CanPL commissioner David Clanachan suggested that FCE could also look at Re/Max Field, the baseball stadium in the river valley. But Tom Fath suggested that there had been no discussions with the City about making that move.

(Again, to repeat, stadium negotiations are “still in progress.”)

And, with the recent announcement of Cavalry FC in Calgary, FC Edmonton’s rise from the ashes means that the Al Classico promises to be one of the best, if not the best, rivalry to kick off CanPL next season. Outside of the Indy Eleven superfan who drove up to Edmonton to see a game, the NASL offered little chance for away dates for FCE fans, or for fans of other teams traveling to Edmonton. Now, with Calgary and Edmonton in the same circuit, expect to see road support whenever the two teams meet.

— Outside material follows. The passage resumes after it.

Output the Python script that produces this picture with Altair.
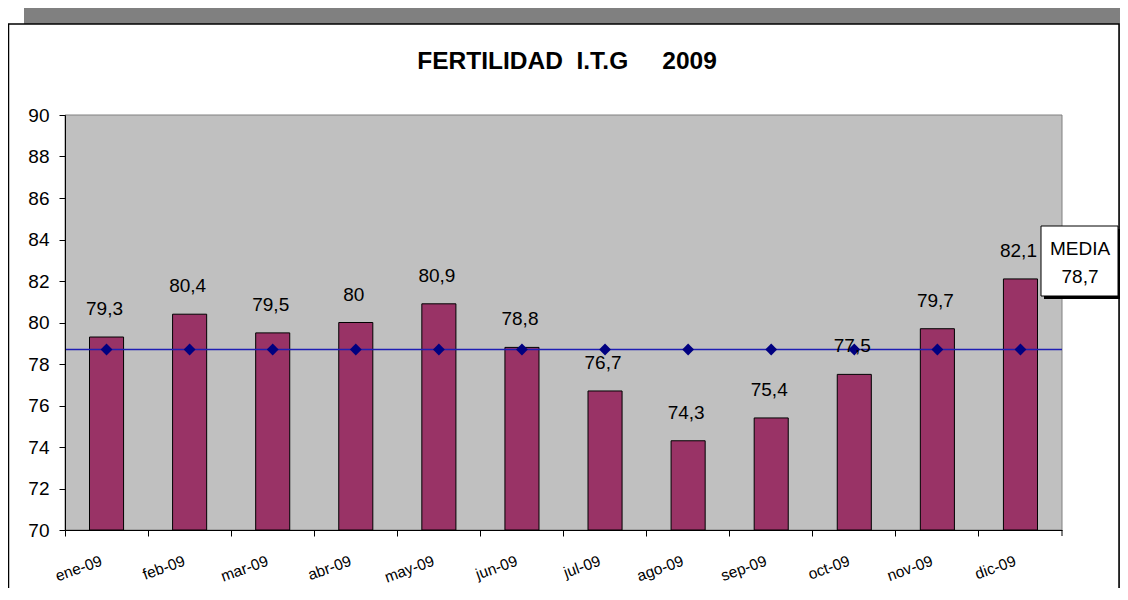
import altair as alt
import pandas as pd

meses = ["ene-09", "feb-09", "mar-09", "abr-09", "may-09", "jun-09",
         "jul-09", "ago-09", "sep-09", "oct-09", "nov-09", "dic-09"]
valores = [79.3, 80.4, 79.5, 80.0, 80.9, 78.8, 76.7, 74.3, 75.4, 77.5, 79.7, 82.1]
media = 78.7
y_ticks = [70, 72, 74, 76, 78, 80, 82, 84, 86, 88, 90]
titulo = "FERTILIDAD\u00a0 I.T.G\u00a0\u00a0\u00a0\u00a0 2009"


def fmt(v):
    return f"{v:g}".replace(".", ",")


df = pd.DataFrame({
    "mes": meses,
    "valor": valores,
    "etiqueta": [fmt(v) for v in valores],
    "media": [media] * len(meses),
})
one = pd.DataFrame({"k": [0]})

W, H = 997, 415
FONT = "Liberation Sans"
BAR = "#993366"
NAVY = "#000080"
LINE = "#1E1EB4"

xenc = alt.X("mes:N", sort=meses,
             scale=alt.Scale(paddingInner=0, paddingOuter=0),
             axis=alt.Axis(bandPosition=0, labels=False, title=None, ticks=True,
                           tickSize=6, tickColor="black", domainColor="black",
                           grid=False, zindex=1))
yscale = alt.Scale(domain=[70, 90], zero=False, nice=False)
yenc = alt.Y("valor:Q", scale=yscale,
             axis=alt.Axis(values=y_ticks, title=None, grid=False, tickSize=6,
                           tickColor="black", domainColor="black",
                           labelFont=FONT, labelFontSize=19, labelColor="black",
                           labelPadding=10, zindex=1))

# frame / background
shadow = alt.Chart(one).mark_rect(fill="#808080").encode(
    x=alt.value(-41), x2=alt.value(1060), y=alt.value(-107), y2=alt.value(480))
frame = alt.Chart(one).mark_rect(fill="white", stroke="black", strokeWidth=1.5).encode(
    x=alt.value(-56.5), x2=alt.value(1054), y=alt.value(-91), y2=alt.value(480))
plotbg = alt.Chart(one).mark_rect(fill="#C0C0C0", stroke="#808080", strokeWidth=1).encode(
    x=alt.value(0), x2=alt.value(W), y=alt.value(0), y2=alt.value(H))

title = alt.Chart(one).mark_text(font=FONT, fontSize=24.5, fontWeight="bold",
                                 color="black", align="center", baseline="alphabetic").encode(
    x=alt.value(502), y=alt.value(-46), text=alt.value(titulo))

bars = alt.Chart(df).mark_bar(color=BAR, stroke="black", strokeWidth=1,
                              width=alt.RelativeBandSize(0.41)).encode(
    x=xenc, y=yenc, y2=alt.datum(70))

line = alt.Chart(one).mark_rule(strokeWidth=1.4).encode(
    x=alt.value(0), x2=alt.value(W), y=alt.datum(media, scale=yscale),
    color=alt.value(LINE))

diamonds = alt.Chart(df).mark_point(shape="diamond", filled=True, size=140,
                                    color=NAVY, opacity=1).encode(
    x=alt.X("mes:N", sort=meses), y=alt.Y("media:Q"))

labels = alt.Chart(df).mark_text(font=FONT, fontSize=19, color="black",
                                 baseline="alphabetic", dy=-22, dx=-2).encode(
    x=alt.X("mes:N", sort=meses), y=alt.Y("valor:Q"), text="etiqueta:N")

xlabels = alt.Chart(df).mark_text(font=FONT, fontSize=15.5, color="black",
                                  angle=340, align="right", baseline="top", dx=-8).encode(
    x=alt.X("mes:N", sort=meses), y=alt.value(436), text="mes:N")

last_tick = alt.Chart(one).mark_rule(color="black", strokeWidth=1).encode(
    x=alt.value(W), y=alt.value(H), y2=alt.value(H + 6))

box_shadow = alt.Chart(one).mark_rect(fill="black").encode(
    x=alt.value(979), x2=alt.value(1057), y=alt.value(114), y2=alt.value(184))
box = alt.Chart(one).mark_rect(fill="white", stroke="black", strokeWidth=1).encode(
    x=alt.value(976), x2=alt.value(1053), y=alt.value(111), y2=alt.value(181))
box_t1 = alt.Chart(one).mark_text(font=FONT, fontSize=19, color="black",
                                  align="center", baseline="alphabetic").encode(
    x=alt.value(1015), y=alt.value(140), text=alt.value("MEDIA"))
box_t2 = alt.Chart(one).mark_text(font=FONT, fontSize=19, color="black",
                                  align="center", baseline="alphabetic").encode(
    x=alt.value(1015), y=alt.value(168), text=alt.value(fmt(media)))

chart = alt.layer(
    shadow, frame, plotbg, title, bars, line, diamonds, labels, xlabels,
    last_tick, box_shadow, box, box_t1, box_t2
).properties(
    width=W, height=H,
    autosize=alt.AutoSizeParams(type="none"),
    padding={"left": 57, "top": 107, "right": 58, "bottom": 58},
).configure_view(stroke="transparent")

chart.save("out.html", embed_options={"renderer": "svg", "actions": False})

“For me, personally, this event means a big part of my life is coming back on Friday,” said Dallas Walker of the #YEGforCPL group. “I went to my first FC Edmonton match back in 2012 and, since then, my life has pretty much revolved around this club. For us supporters as a whole, it means getting back together with our small and always growing diverse community, and supporting our club in and outside of games. We all met through this club, created special bonds we don’t see in any many sports. We cant wait to watch the Eddies live again and continue to grow our community larger and stronger than ever.”